Challenge: The records that follow are to be repeated exactly, with the pictures removed.

[Code that draws figures]
——————————
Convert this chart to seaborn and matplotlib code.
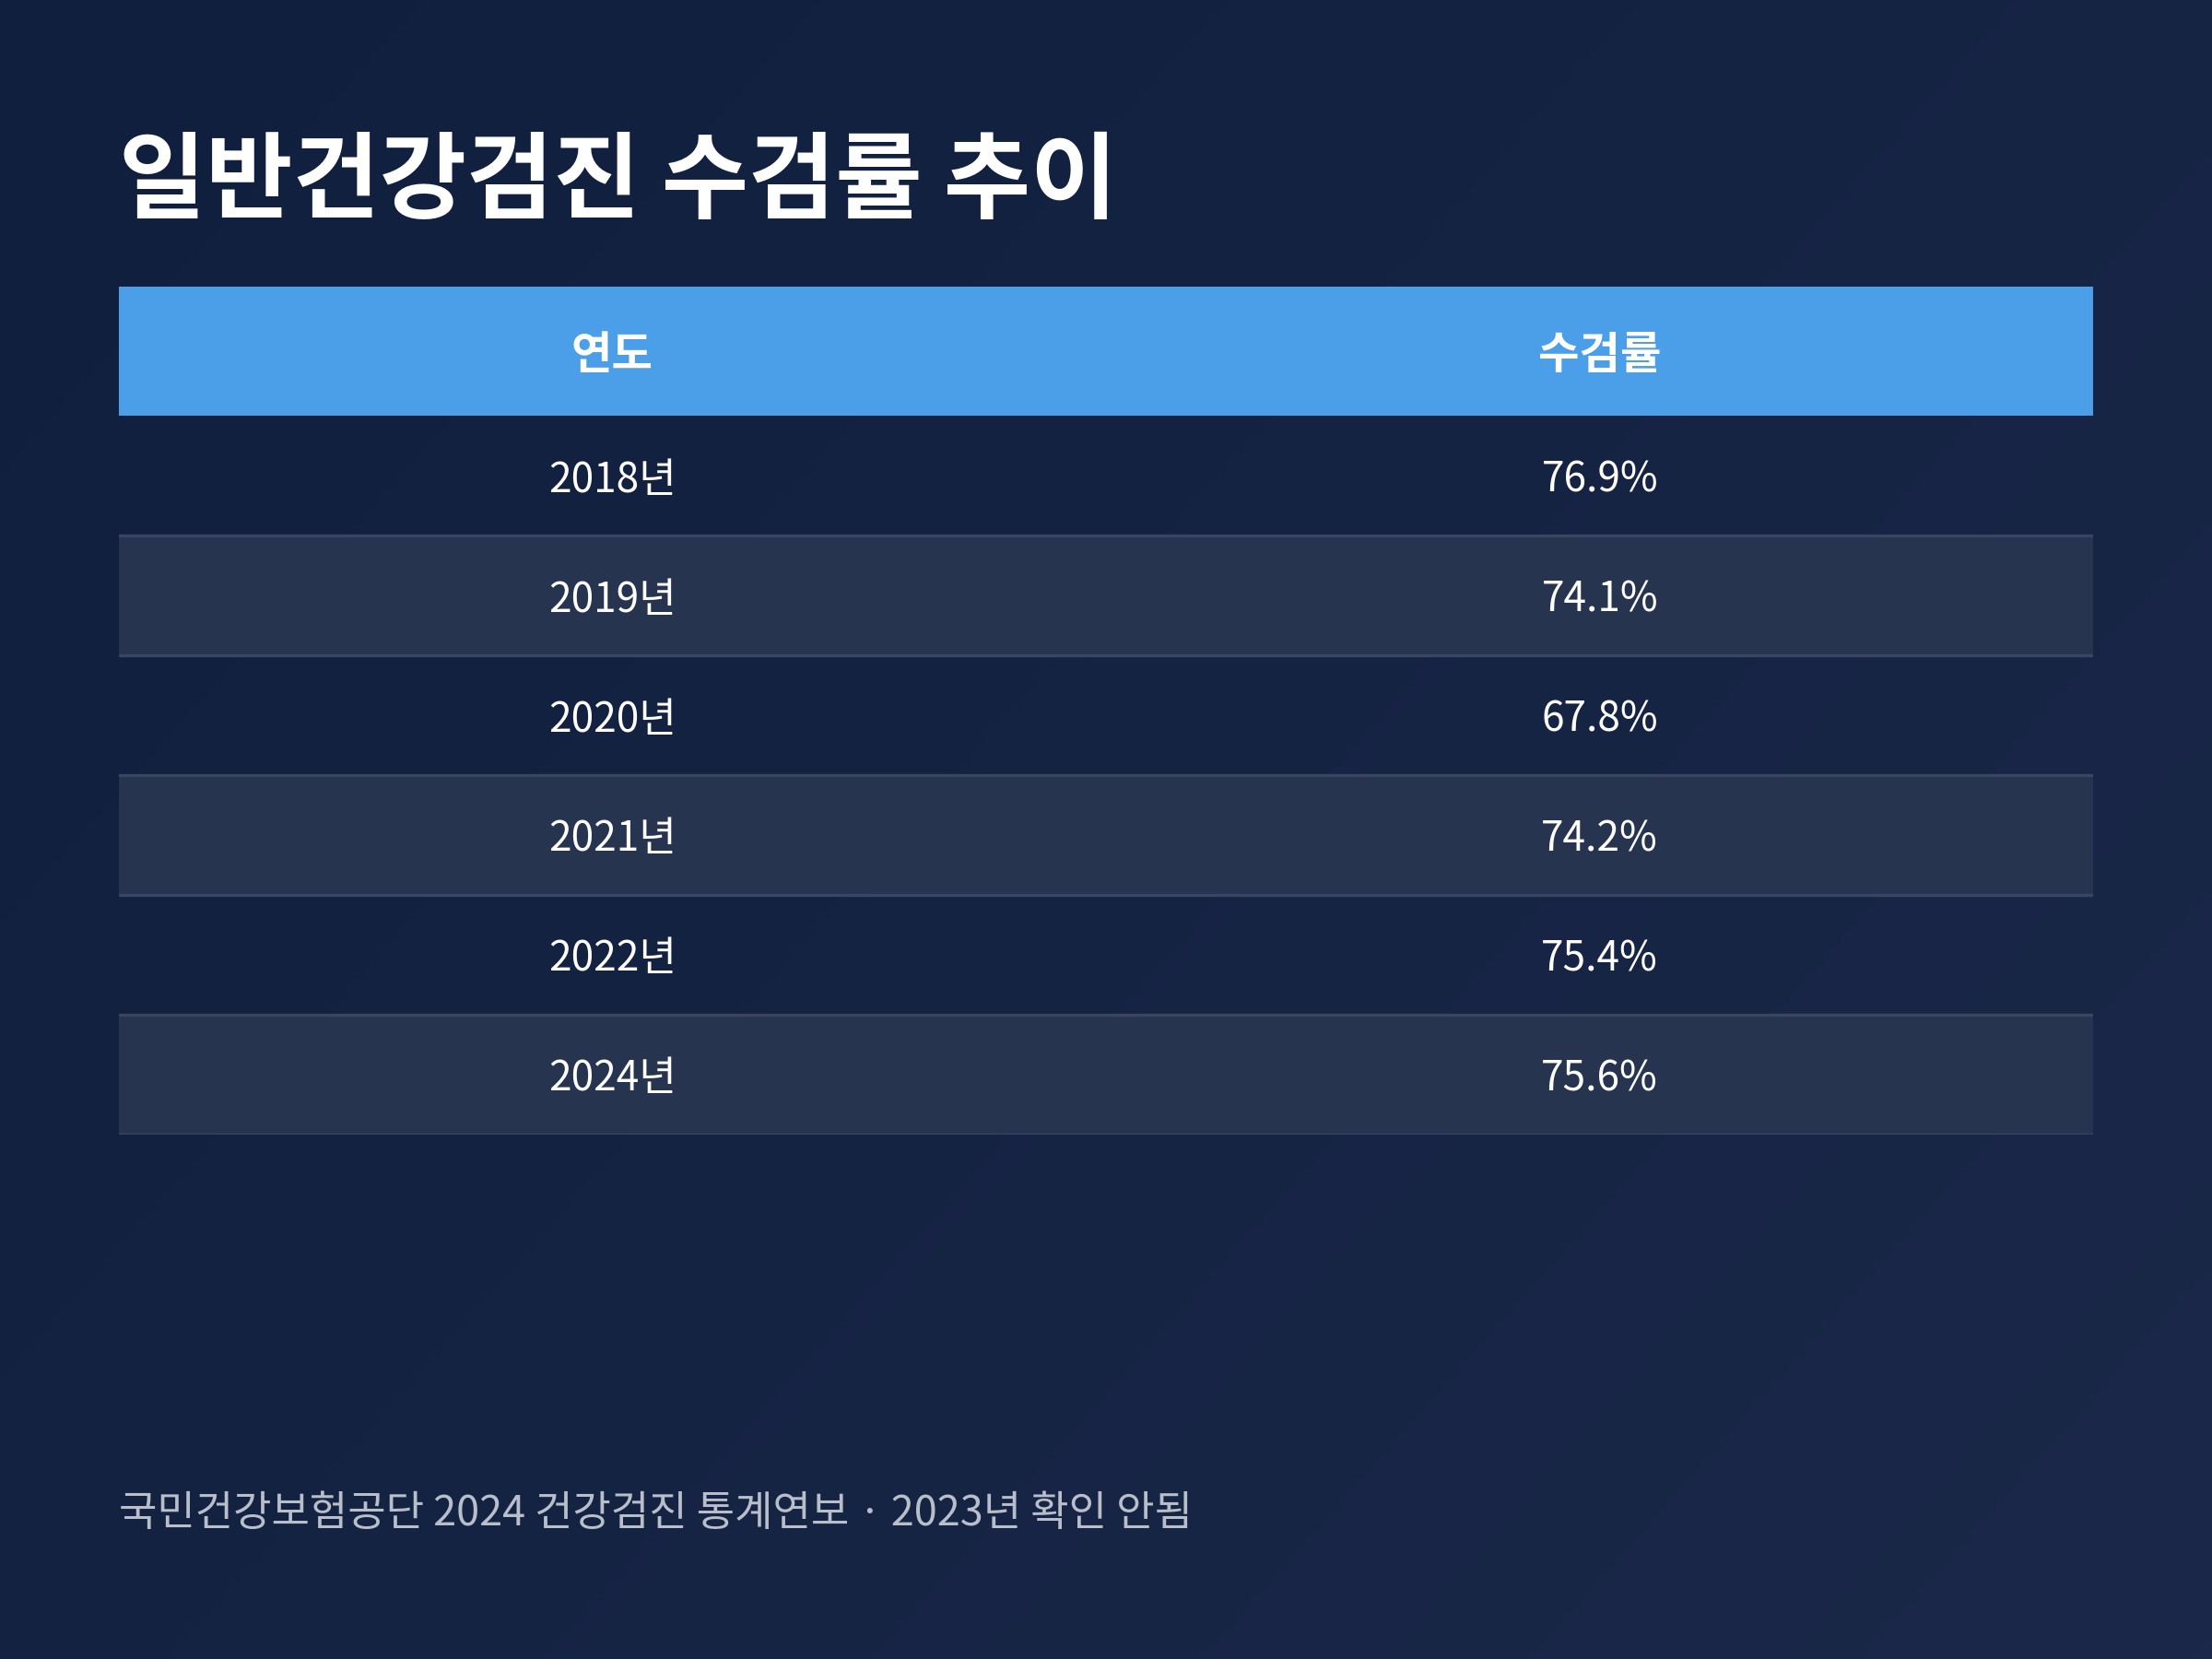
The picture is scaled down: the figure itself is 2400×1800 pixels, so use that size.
import numpy as np
import matplotlib
matplotlib.use("Agg")
import matplotlib.pyplot as plt
import seaborn as sns
from matplotlib.colors import LinearSegmentedColormap

years = ["2018년", "2019년", "2020년", "2021년", "2022년", "2024년"]
rates = ["76.9%", "74.1%", "67.8%", "74.2%", "75.4%", "75.6%"]
headers = ["연도", "수검률"]
title = "일반건강검진 수검률 추이"
source = "국민건강보험공단 2024 건강검진 통계연보 · 2023년 확인 안됨"

sns.set_theme(style="white")
plt.rcParams['font.family'] = ['Noto Sans CJK KR', 'DejaVu Sans']

fig = plt.figure(figsize=(8, 6), dpi=300)
bg = fig.add_axes([0, 0, 1, 1])
g = np.linspace(0, 1, 256)
grad = (g[None, :] * 0.6 + g[:, None] * 0.4)
cm = LinearSegmentedColormap.from_list("bg", ["#101f3e", "#1b2849"])
bg.imshow(grad, cmap=cm, aspect="auto", extent=[0, 1, 0, 1], origin="upper")
bg.set_axis_off()

fig.text(84/1568, 1-130/1176, title, color="white", fontsize=24.6, fontweight="bold",
         va="center", ha="left")
fig.text(84/1568, 1-1073/1176, source, color="#b9bfca", fontsize=10.8, va="center", ha="left")

ax = fig.add_axes([84/1568, 1-804/1176, 1400/1568, 601/1176])
ax.set_xlim(0, 1)
H, R = 92, 85
total = H + R*len(years)
ax.set_ylim(total, 0)
ax.set_axis_off()
ax.patch.set_alpha(0)

ax.barh([H/2], [1], height=H, left=0, color="#4a9fe8", align="center", linewidth=0)
for j, h in enumerate(headers):
    ax.text(0.25 + 0.5*j, H/2 + 3, h, color="white", fontsize=11.6, fontweight="bold",
            ha="center", va="center")
for i, (y, r) in enumerate(zip(years, rates)):
    yc = H + R*i + R/2
    if i % 2 == 1:
        ax.barh([yc], [1], height=R, left=0, color="#273450", align="center", linewidth=0)
    ax.axhline(H + R*(i+1), color="#3a4661", lw=0.8)
    ax.text(0.25, yc + 3, y, color="white", fontsize=10.6, ha="center", va="center")
    ax.text(0.75, yc + 3, r, color="white", fontsize=10.6, ha="center", va="center")

fig.savefig("out.png", dpi=300)
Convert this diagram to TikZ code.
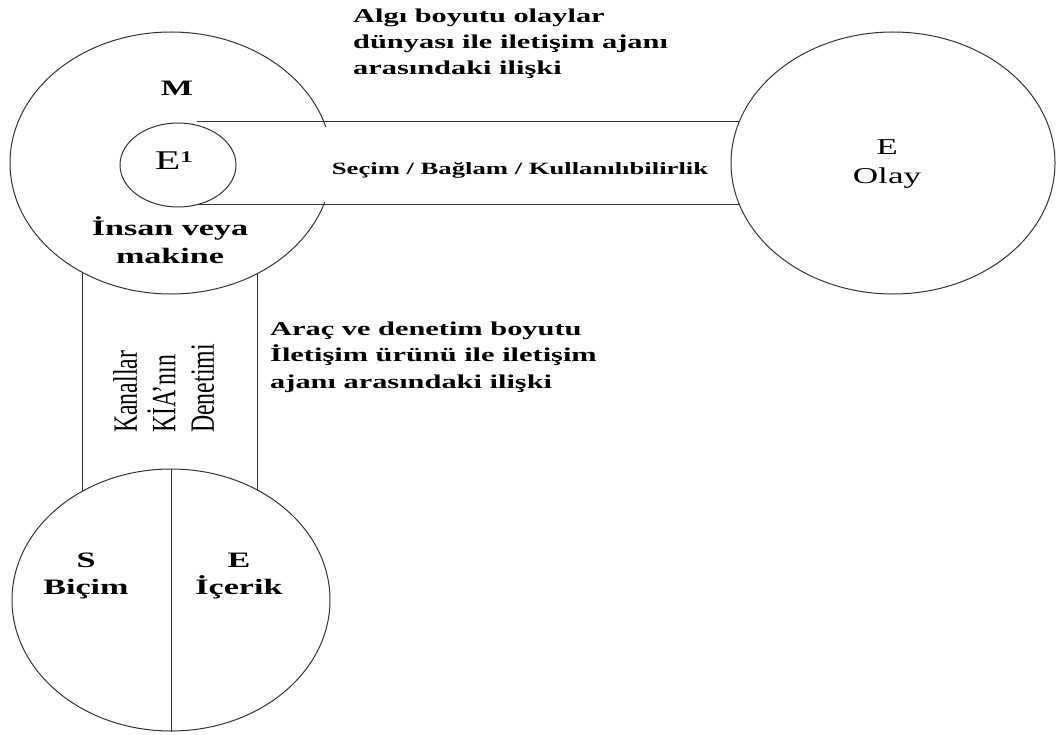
\documentclass[tikz,border=0pt]{standalone}
\usepackage{fontspec}
\setmainfont{Liberation Serif}
% widened serif for the horizontal labels, narrowed one for the upright column
\newfontfamily\wideserif{Liberation Serif}[FakeStretch=1.55]
\newfontfamily\narrowserif{Liberation Serif}[FakeStretch=0.7]
\usetikzlibrary{shapes.geometric}

\begin{document}
\begin{tikzpicture}[x=1pt,y=-1pt,
  outline/.style={draw=black!80, line width=1pt},
  bubble/.style={ellipse, outline, inner sep=0pt},
  lbl/.style={inner sep=0pt, text=black},
  note/.style={lbl, align=left, font=\wideserif\bfseries\fontsize{19.6}{26.3}\selectfont},
]
\useasboundingbox (0,0) rectangle (1059,735);

% agent (human or machine) with its inner event
\node[bubble, minimum width=322pt, minimum height=262pt] (M) at (171,163) {};
% event
\node[bubble, minimum width=324pt, minimum height=262pt] (Olay) at (893,163) {};
% product: form and content
\node[bubble, minimum width=318pt, minimum height=262pt] (B) at (171,600) {};

% open the agent's rim where the horizontal band leaves it
\fill[white] (245,127) rectangle (700,202);

\node[bubble, fill=white, minimum width=116pt, minimum height=84pt] (E1) at (178,165) {};

% horizontal band: selection / context / usability
\draw[outline] (E1.65 |- Olay.165.8) -- (Olay.165.8);
\draw[outline] (E1.-65 |- Olay.195.3) -- (Olay.195.3);

% vertical band: channels, control
\draw[outline] (M.231.05) -- (M.231.05 |- B.129.1);
\draw[outline] (M.308.04) -- (M.308.04 |- B.51.8);

% split between form and content
\draw[outline] (B.north) -- (B.south);

% labels (a multi-line node's base is its last line's baseline)
\node[lbl, anchor=base, font=\wideserif\bfseries\fontsize{22}{26}\selectfont] (lM) at (177,96) {M};
\node[lbl, anchor=base, font=\wideserif\fontsize{27}{30}\selectfont] (lE1) at (174,170) {E¹};
\node[lbl, anchor=base, align=center, font=\wideserif\bfseries\fontsize{22}{28}\selectfont] (lM2) at (170,263) {İnsan veya\\makine};

\node[lbl, anchor=base, align=center, font=\wideserif\fontsize{22.7}{29}\selectfont] (lOlay) at (887,184) {E\\Olay};

\node[lbl, anchor=base, font=\wideserif\bfseries\fontsize{17.2}{20}\selectfont] (lband) at (520,175) {Seçim / Bağlam / Kullanılıbilirlik};

\node[lbl, anchor=base, align=center, font=\wideserif\bfseries\fontsize{22}{27}\selectfont] (lS) at (86,594) {S\\Biçim};
\node[lbl, anchor=base, align=center, font=\wideserif\bfseries\fontsize{22}{27}\selectfont] (lE) at (239,594) {E\\İçerik};

\node[note, anchor=base west] (top) at (353,75) {Algı boyutu olaylar\\dünyası ile iletişim ajanı\\arasındaki ilişki};
\node[note, anchor=base west] (side) at (270,388) {Araç ve denetim boyutu\\İletişim ürünü ile iletişim\\ajanı arasındaki ilişki};

\node[lbl, rotate=90, anchor=north west, align=left, font=\narrowserif\fontsize{34}{38.5}\selectfont] (lK) at (113,433) {Kanallar\\KİA’nın\\Denetimi};
\end{tikzpicture}
\end{document}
——————————
Finished task:
Convert this chart to seaborn and matplotlib code.
The picture is scaled down: the figure itself is 2400×1800 pixels, so use that size.
import numpy as np
import matplotlib
matplotlib.use("Agg")
import matplotlib.pyplot as plt
import seaborn as sns
from matplotlib.colors import LinearSegmentedColormap

years = ["2018년", "2019년", "2020년", "2021년", "2022년", "2024년"]
rates = ["76.9%", "74.1%", "67.8%", "74.2%", "75.4%", "75.6%"]
headers = ["연도", "수검률"]
title = "일반건강검진 수검률 추이"
source = "국민건강보험공단 2024 건강검진 통계연보 · 2023년 확인 안됨"

sns.set_theme(style="white")
plt.rcParams['font.family'] = ['Noto Sans CJK KR', 'DejaVu Sans']

fig = plt.figure(figsize=(8, 6), dpi=300)
bg = fig.add_axes([0, 0, 1, 1])
g = np.linspace(0, 1, 256)
grad = (g[None, :] * 0.6 + g[:, None] * 0.4)
cm = LinearSegmentedColormap.from_list("bg", ["#101f3e", "#1b2849"])
bg.imshow(grad, cmap=cm, aspect="auto", extent=[0, 1, 0, 1], origin="upper")
bg.set_axis_off()

fig.text(84/1568, 1-130/1176, title, color="white", fontsize=24.6, fontweight="bold",
         va="center", ha="left")
fig.text(84/1568, 1-1073/1176, source, color="#b9bfca", fontsize=10.8, va="center", ha="left")

ax = fig.add_axes([84/1568, 1-804/1176, 1400/1568, 601/1176])
ax.set_xlim(0, 1)
H, R = 92, 85
total = H + R*len(years)
ax.set_ylim(total, 0)
ax.set_axis_off()
ax.patch.set_alpha(0)

ax.barh([H/2], [1], height=H, left=0, color="#4a9fe8", align="center", linewidth=0)
for j, h in enumerate(headers):
    ax.text(0.25 + 0.5*j, H/2 + 3, h, color="white", fontsize=11.6, fontweight="bold",
            ha="center", va="center")
for i, (y, r) in enumerate(zip(years, rates)):
    yc = H + R*i + R/2
    if i % 2 == 1:
        ax.barh([yc], [1], height=R, left=0, color="#273450", align="center", linewidth=0)
    ax.axhline(H + R*(i+1), color="#3a4661", lw=0.8)
    ax.text(0.25, yc + 3, y, color="white", fontsize=10.6, ha="center", va="center")
    ax.text(0.75, yc + 3, r, color="white", fontsize=10.6, ha="center", va="center")

fig.savefig("out.png", dpi=300)
Convert this diagram to TikZ code.
\documentclass[tikz,border=0pt]{standalone}
\usepackage{fontspec}
\setmainfont{Liberation Serif}
% widened serif for the horizontal labels, narrowed one for the upright column
\newfontfamily\wideserif{Liberation Serif}[FakeStretch=1.55]
\newfontfamily\narrowserif{Liberation Serif}[FakeStretch=0.7]
\usetikzlibrary{shapes.geometric}

\begin{document}
\begin{tikzpicture}[x=1pt,y=-1pt,
  outline/.style={draw=black!80, line width=1pt},
  bubble/.style={ellipse, outline, inner sep=0pt},
  lbl/.style={inner sep=0pt, text=black},
  note/.style={lbl, align=left, font=\wideserif\bfseries\fontsize{19.6}{26.3}\selectfont},
]
\useasboundingbox (0,0) rectangle (1059,735);

% agent (human or machine) with its inner event
\node[bubble, minimum width=322pt, minimum height=262pt] (M) at (171,163) {};
% event
\node[bubble, minimum width=324pt, minimum height=262pt] (Olay) at (893,163) {};
% product: form and content
\node[bubble, minimum width=318pt, minimum height=262pt] (B) at (171,600) {};

% open the agent's rim where the horizontal band leaves it
\fill[white] (245,127) rectangle (700,202);

\node[bubble, fill=white, minimum width=116pt, minimum height=84pt] (E1) at (178,165) {};

% horizontal band: selection / context / usability
\draw[outline] (E1.65 |- Olay.165.8) -- (Olay.165.8);
\draw[outline] (E1.-65 |- Olay.195.3) -- (Olay.195.3);

% vertical band: channels, control
\draw[outline] (M.231.05) -- (M.231.05 |- B.129.1);
\draw[outline] (M.308.04) -- (M.308.04 |- B.51.8);

% split between form and content
\draw[outline] (B.north) -- (B.south);

% labels (a multi-line node's base is its last line's baseline)
\node[lbl, anchor=base, font=\wideserif\bfseries\fontsize{22}{26}\selectfont] (lM) at (177,96) {M};
\node[lbl, anchor=base, font=\wideserif\fontsize{27}{30}\selectfont] (lE1) at (174,170) {E¹};
\node[lbl, anchor=base, align=center, font=\wideserif\bfseries\fontsize{22}{28}\selectfont] (lM2) at (170,263) {İnsan veya\\makine};

\node[lbl, anchor=base, align=center, font=\wideserif\fontsize{22.7}{29}\selectfont] (lOlay) at (887,184) {E\\Olay};

\node[lbl, anchor=base, font=\wideserif\bfseries\fontsize{17.2}{20}\selectfont] (lband) at (520,175) {Seçim / Bağlam / Kullanılıbilirlik};

\node[lbl, anchor=base, align=center, font=\wideserif\bfseries\fontsize{22}{27}\selectfont] (lS) at (86,594) {S\\Biçim};
\node[lbl, anchor=base, align=center, font=\wideserif\bfseries\fontsize{22}{27}\selectfont] (lE) at (239,594) {E\\İçerik};

\node[note, anchor=base west] (top) at (353,75) {Algı boyutu olaylar\\dünyası ile iletişim ajanı\\arasındaki ilişki};
\node[note, anchor=base west] (side) at (270,388) {Araç ve denetim boyutu\\İletişim ürünü ile iletişim\\ajanı arasındaki ilişki};

\node[lbl, rotate=90, anchor=north west, align=left, font=\narrowserif\fontsize{34}{38.5}\selectfont] (lK) at (113,433) {Kanallar\\KİA’nın\\Denetimi};
\end{tikzpicture}
\end{document}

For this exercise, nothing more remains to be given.